Learning is one thing; and unlearning is another.
The process of spiritual attainment is through unlearning....
Spiritual attainment, from beginning to end, is unlearning what one has learnt.
But how does one unlearn?
One can do it by becoming wiser.
The more wise one becomes, the more one is able
to contradict one’s own ideas.
In the wisest person there is willingness to submit to others.
And the most foolish person is always ready to stand firm
to support his own ideas.
The reason is that the wise person can easily give up his thought;
the foolish holds on to it.
That is why he does not become wise because he sticks to his own ideas;
that is why he does not progress.
Now you may ask: Is this unlearning forgetting all that one learns? Not
at all; that is not necessary. This unlearning is to be able to say with
reason, with logic, the contrary to what you know. When you are
accustomed to say, This is wrong, this is right, this is good and this
is bad, this is greater and this is small, this is higher and this is
lower, this is spiritual and this is material. If you can use the
opposite words for each with reason and with logic, naturally you have
unlearned what you had once learned. It is after this that the
realization of truth begins, because then the mind is not fixed. And it
is then that one has become alive, for the soul has been born.
Mental purification therefore is the only method by which one can reach
the spiritual goal. In order to accomplish this, one has to look at
another’s point of view. For in reality every point of view is one’s own
point of view. The vaster one becomes, the greater the realization that
comes to one, the more one sees that every point of view is all right.
If we look still closer at reason we see that reason is nothing but a
veil and a series of veils, one veil over another. Even when the veils
are lifted, at the end there is reason just the same. But as one goes
further, one will find the more thorough and more substantial reason. It
is the surface of reason which is unreliable, but the depth of reason is
most interesting, for the depth of reason is the essence of wisdom".

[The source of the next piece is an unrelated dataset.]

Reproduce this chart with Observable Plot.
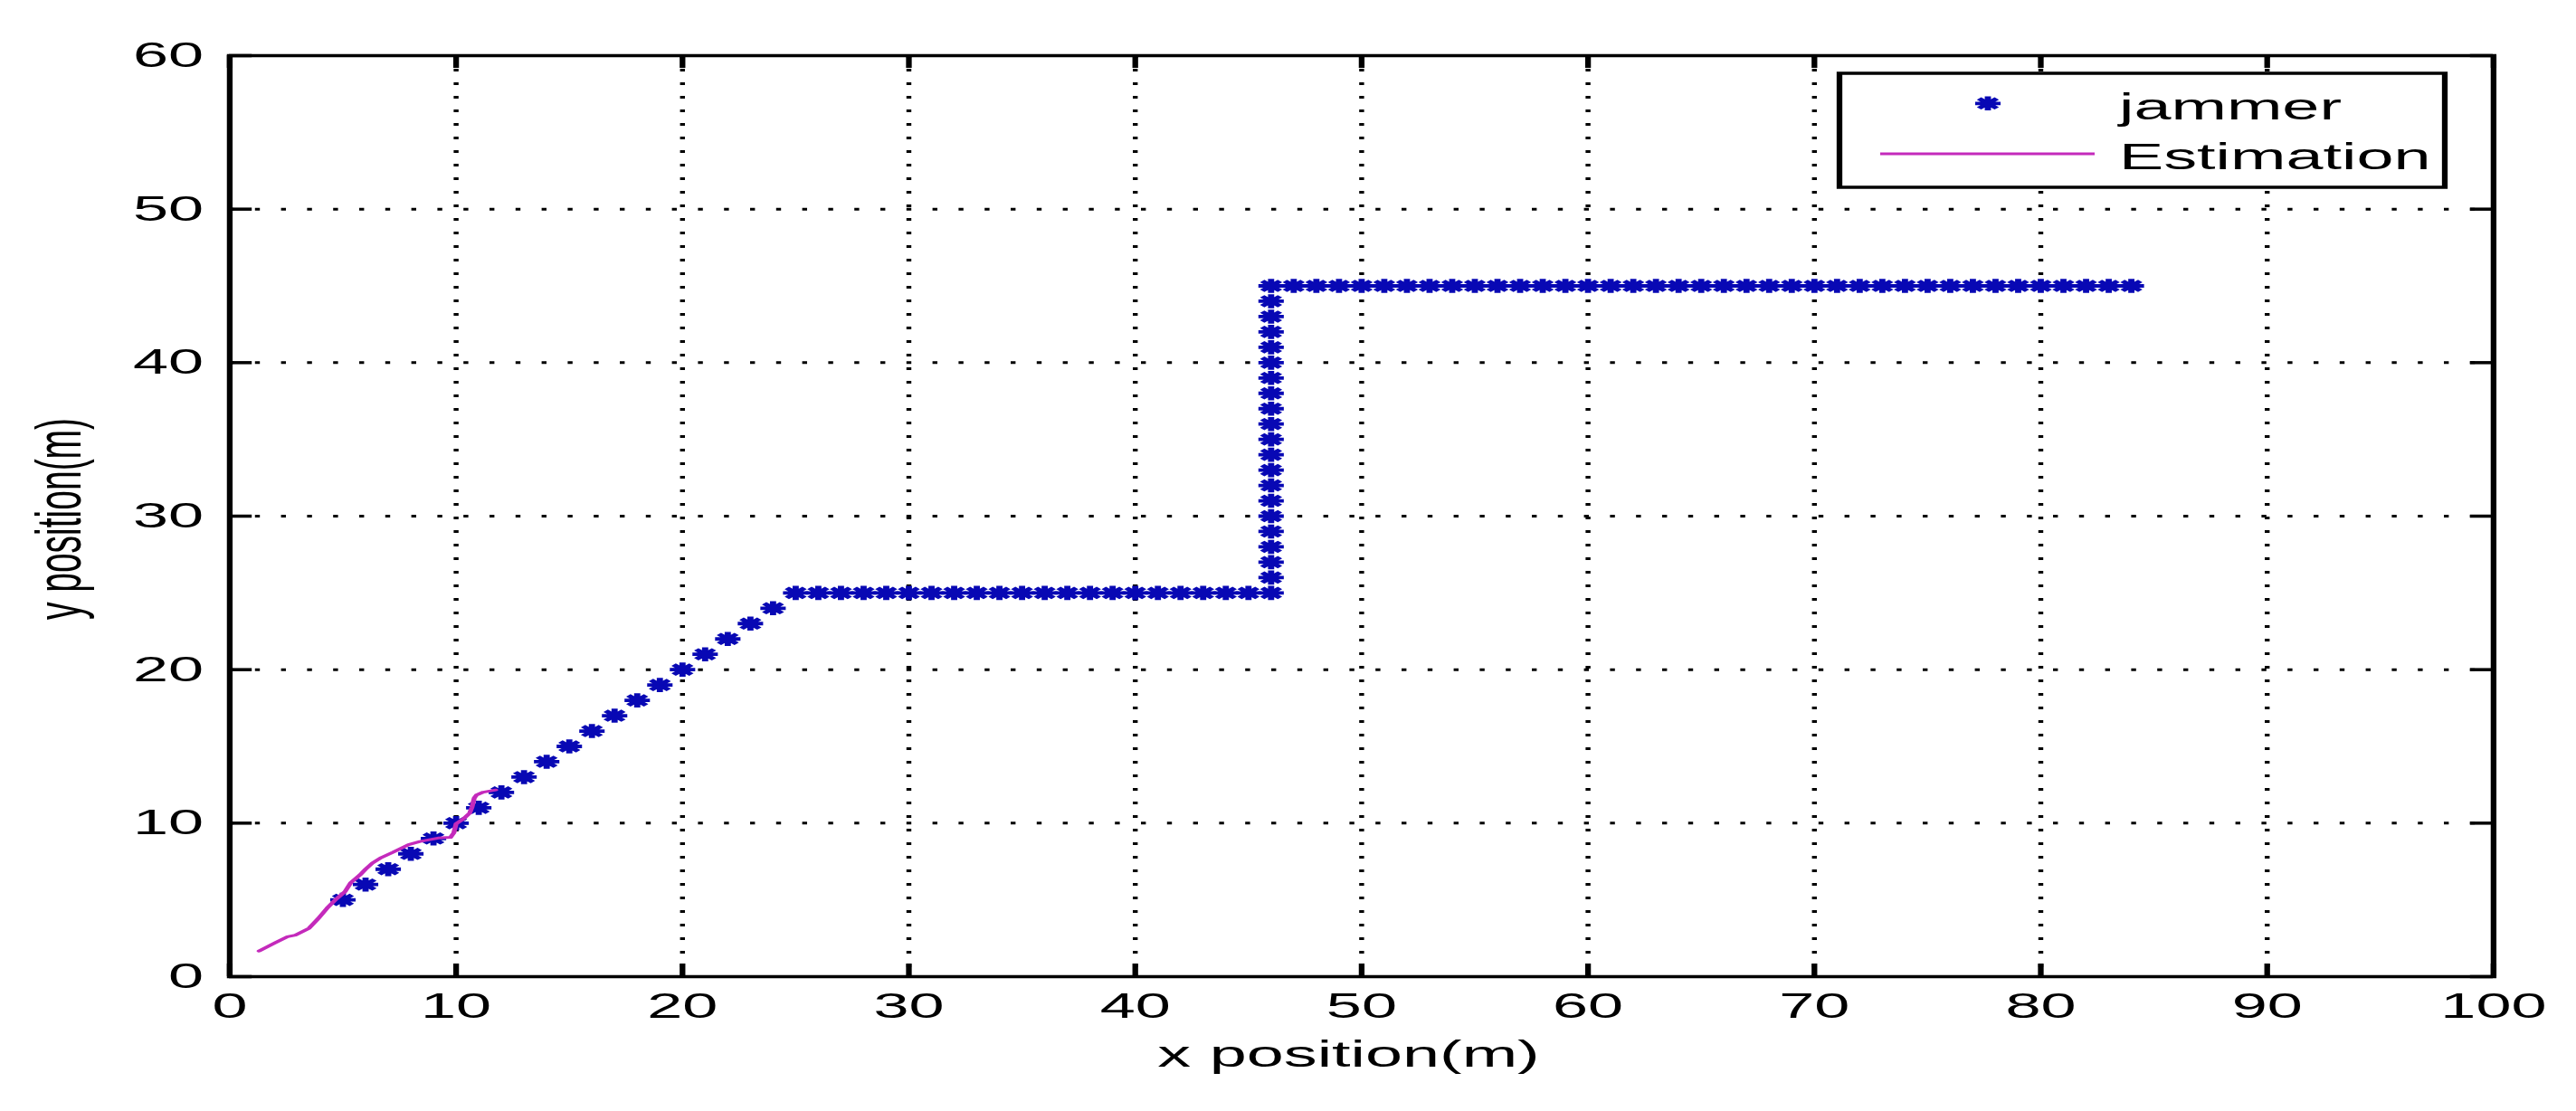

Reasoning is a ladder. By this ladder one can rise, and from this
ladder one may fall. For if one does not go upward by reasoning, then it
will help one to go downward; because if for every step one takes upward
there is a reason, so there is a reason for every step downward.
The next step... is to be able to see the right of the wrong and the
wrong of the right, and the evil of the good and the good of the evil.
It is a difficult task, but once one has accomplished this, one rises
above good and evil. Mental purification means that impressions such as
good and bad, wrong and right, gain and loss, and pleasure and pain,
these opposites which block the mind, must be cleared out by seeing the
opposite of these things.
What one learns in life is most useful after one has attained spiritual
realization, in order to express it, but it can only be a hindrance in
progress in the spiritual path unless one knows how to unlearn...
Unlearning is looking at things from an opposite point of view, seeing
things from another angle as clearly as one is able to see from the
angle from which one is used to looking at them. It is this experience
that leads one to perfection.
In what way does the Sufi discover that life in him which was never
born and will never die? By self-analysis but according to what
mystics know of self-analysis: to understand what this vehicle we call
the body is to us, what relation we have to it, and to understand what
this mind, what we call mind, consists of. And then to ask: What am I?
Am I this body? Am I this mind?
There comes a time when he can hold body
and mind in his hands as his objects which he uses for his purpose in
life. Once he has done this then body and mind become as two corks which
a person puts on himself in order to swim in the water without danger of
drowning.
The same body and mind which cause one mortality at least in
thought this very body and mind then become the means of saving him
from being drowned in the waters of mortality. Really mortality is our
conception; immortality is reality. We make a conception of mortality
because we do not know the real life. By the realization of the real
life the comparison between it and mortality makes us know that
mortality is non-existent. Therefore, it would not be an exaggeration if
I said that the work of the Sufi is unlearning.